- [Given task]
Extract every line below that contains the word "script".

(Rows from a dataset of charts and code)
════════════════
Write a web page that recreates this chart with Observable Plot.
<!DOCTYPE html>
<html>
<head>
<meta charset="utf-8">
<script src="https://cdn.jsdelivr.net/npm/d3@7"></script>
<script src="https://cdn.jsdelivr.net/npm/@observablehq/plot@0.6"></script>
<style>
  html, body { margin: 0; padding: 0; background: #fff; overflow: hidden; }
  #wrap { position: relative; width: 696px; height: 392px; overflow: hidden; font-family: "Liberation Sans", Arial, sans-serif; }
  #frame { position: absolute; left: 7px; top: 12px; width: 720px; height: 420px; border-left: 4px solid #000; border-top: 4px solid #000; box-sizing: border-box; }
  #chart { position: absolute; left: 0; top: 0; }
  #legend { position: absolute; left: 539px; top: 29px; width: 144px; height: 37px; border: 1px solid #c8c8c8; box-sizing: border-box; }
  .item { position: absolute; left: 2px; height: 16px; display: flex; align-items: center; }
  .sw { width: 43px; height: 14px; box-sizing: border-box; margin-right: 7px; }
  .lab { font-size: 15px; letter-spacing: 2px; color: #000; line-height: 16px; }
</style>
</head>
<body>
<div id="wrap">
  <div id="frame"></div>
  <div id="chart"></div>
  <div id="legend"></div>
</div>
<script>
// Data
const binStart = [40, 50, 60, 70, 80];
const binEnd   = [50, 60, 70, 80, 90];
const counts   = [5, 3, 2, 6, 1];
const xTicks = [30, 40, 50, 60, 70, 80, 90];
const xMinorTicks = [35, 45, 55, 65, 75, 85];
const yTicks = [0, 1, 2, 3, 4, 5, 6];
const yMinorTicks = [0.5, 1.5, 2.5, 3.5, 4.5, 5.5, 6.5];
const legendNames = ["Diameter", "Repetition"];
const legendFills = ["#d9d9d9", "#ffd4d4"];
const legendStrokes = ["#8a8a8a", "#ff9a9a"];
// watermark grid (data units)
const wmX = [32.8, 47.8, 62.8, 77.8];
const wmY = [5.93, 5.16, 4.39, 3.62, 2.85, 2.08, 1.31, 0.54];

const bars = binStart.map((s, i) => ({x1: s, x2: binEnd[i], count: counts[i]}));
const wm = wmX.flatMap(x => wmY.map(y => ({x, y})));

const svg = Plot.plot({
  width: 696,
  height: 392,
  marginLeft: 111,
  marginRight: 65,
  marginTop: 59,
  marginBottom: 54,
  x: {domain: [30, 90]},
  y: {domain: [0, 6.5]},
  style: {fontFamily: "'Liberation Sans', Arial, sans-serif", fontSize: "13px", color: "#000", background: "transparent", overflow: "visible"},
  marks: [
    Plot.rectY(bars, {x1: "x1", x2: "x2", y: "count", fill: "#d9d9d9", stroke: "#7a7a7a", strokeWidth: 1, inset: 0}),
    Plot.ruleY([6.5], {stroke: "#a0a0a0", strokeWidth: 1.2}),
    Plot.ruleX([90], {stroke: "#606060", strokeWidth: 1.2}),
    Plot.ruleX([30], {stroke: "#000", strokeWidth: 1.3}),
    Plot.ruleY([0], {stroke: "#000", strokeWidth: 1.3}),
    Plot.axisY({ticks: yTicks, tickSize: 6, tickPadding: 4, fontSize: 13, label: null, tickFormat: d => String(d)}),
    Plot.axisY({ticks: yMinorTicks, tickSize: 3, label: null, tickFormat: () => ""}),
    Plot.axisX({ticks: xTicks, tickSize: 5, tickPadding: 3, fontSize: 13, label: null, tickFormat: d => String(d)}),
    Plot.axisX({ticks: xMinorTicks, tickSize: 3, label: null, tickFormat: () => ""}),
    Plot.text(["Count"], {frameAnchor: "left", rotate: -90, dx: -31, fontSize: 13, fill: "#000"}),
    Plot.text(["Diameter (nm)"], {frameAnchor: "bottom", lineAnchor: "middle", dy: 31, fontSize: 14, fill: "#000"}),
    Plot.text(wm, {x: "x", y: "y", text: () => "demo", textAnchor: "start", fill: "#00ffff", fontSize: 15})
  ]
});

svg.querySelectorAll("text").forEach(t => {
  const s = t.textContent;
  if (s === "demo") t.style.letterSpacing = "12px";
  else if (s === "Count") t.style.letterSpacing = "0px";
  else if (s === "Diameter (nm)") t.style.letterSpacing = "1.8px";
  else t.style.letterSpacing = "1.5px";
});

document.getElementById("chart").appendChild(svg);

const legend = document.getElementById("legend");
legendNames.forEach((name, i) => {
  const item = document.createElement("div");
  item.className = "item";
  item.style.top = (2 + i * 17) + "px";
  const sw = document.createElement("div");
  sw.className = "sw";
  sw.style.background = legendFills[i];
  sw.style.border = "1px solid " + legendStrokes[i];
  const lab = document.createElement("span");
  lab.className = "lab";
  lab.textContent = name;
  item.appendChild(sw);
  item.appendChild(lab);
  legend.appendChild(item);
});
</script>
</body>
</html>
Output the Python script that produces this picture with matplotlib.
════════════════
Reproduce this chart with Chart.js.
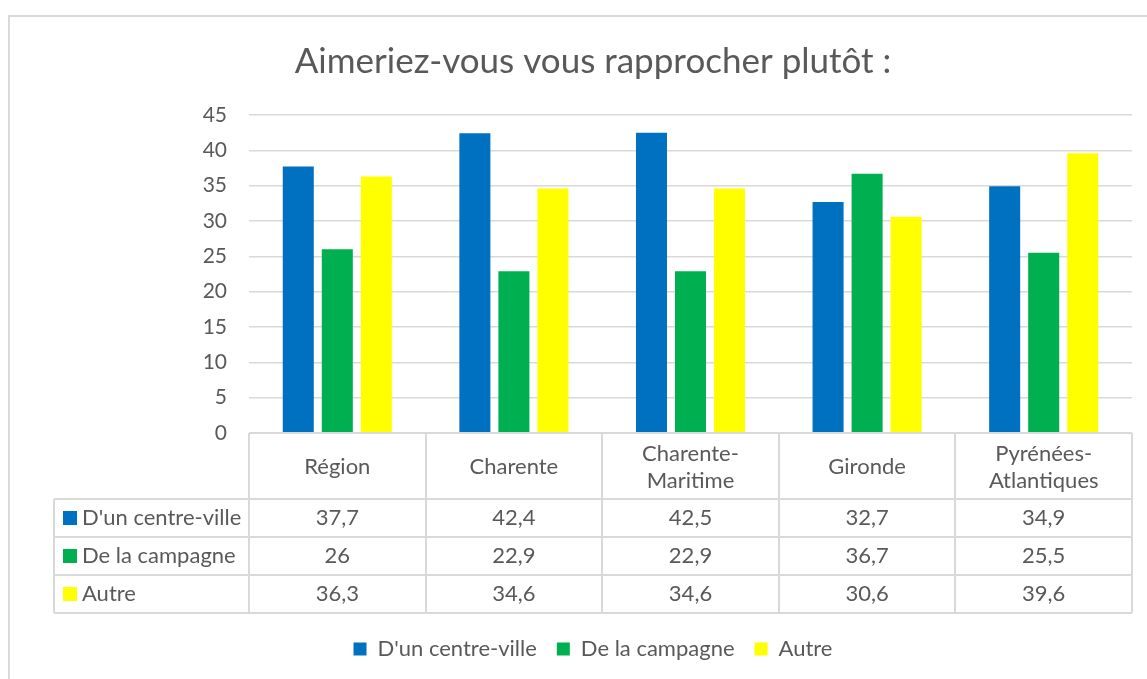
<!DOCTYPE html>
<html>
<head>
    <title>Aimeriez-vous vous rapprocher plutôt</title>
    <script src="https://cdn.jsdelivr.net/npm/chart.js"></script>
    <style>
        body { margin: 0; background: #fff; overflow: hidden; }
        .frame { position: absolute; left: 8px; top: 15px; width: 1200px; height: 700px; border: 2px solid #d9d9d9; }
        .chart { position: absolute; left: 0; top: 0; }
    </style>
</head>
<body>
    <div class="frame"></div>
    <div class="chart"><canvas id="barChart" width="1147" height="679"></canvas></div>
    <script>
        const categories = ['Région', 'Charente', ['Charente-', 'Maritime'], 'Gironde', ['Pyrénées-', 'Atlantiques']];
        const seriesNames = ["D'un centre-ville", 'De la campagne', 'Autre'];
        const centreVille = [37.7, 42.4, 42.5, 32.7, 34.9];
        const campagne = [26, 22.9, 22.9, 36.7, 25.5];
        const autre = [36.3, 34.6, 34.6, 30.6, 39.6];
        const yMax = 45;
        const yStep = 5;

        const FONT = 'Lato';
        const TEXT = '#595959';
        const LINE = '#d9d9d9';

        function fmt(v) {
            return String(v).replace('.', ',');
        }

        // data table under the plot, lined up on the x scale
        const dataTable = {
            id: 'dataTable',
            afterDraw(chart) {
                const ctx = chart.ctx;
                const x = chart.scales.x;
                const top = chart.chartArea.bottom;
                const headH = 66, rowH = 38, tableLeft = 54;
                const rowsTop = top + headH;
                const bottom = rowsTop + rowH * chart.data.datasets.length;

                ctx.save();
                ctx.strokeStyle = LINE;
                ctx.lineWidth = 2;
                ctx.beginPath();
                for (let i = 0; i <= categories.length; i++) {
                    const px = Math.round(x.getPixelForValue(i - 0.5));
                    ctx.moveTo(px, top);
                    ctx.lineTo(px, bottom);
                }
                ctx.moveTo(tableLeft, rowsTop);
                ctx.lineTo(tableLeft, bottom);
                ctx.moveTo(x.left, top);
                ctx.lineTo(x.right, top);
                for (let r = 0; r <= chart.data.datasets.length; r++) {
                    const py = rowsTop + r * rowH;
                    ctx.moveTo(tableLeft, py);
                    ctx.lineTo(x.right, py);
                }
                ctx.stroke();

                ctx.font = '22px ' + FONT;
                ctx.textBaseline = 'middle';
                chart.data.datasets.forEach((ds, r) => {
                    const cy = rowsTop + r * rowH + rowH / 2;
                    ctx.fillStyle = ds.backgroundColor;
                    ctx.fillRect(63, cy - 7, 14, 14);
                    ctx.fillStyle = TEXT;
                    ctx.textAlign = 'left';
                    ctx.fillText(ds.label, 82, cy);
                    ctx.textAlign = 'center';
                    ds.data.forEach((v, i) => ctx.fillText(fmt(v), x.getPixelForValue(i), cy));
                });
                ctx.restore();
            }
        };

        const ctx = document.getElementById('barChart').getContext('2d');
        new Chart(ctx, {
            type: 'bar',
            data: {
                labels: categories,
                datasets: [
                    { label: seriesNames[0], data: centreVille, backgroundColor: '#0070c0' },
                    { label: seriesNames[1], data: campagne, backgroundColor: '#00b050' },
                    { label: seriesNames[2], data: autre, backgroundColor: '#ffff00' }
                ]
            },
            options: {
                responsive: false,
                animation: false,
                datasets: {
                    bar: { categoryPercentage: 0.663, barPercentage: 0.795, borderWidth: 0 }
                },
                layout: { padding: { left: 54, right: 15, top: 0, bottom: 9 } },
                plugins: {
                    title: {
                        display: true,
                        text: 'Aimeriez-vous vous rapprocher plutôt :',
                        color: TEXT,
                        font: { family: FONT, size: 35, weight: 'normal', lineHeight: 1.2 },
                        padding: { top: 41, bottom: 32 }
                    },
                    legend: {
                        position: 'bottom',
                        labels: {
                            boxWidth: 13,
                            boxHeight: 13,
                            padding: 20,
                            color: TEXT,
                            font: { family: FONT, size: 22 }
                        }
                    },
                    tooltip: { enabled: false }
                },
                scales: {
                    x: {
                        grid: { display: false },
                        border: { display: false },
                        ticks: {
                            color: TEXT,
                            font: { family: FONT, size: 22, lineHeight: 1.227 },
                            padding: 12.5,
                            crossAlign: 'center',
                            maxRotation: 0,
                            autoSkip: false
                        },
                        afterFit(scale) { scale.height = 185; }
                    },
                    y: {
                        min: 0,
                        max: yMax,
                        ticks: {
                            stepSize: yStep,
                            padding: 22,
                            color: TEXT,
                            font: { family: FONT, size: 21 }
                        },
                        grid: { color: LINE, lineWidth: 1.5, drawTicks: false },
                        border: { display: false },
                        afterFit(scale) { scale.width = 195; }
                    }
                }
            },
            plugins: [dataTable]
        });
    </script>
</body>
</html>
════════════════
- [Output]
<script src="https://cdn.jsdelivr.net/npm/d3@7"></script>
<script src="https://cdn.jsdelivr.net/npm/@observablehq/plot@0.6"></script>
<script>
</script>
Output the Python script that produces this picture with matplotlib.
    <script src="https://cdn.jsdelivr.net/npm/chart.js"></script>
    <script>
    </script>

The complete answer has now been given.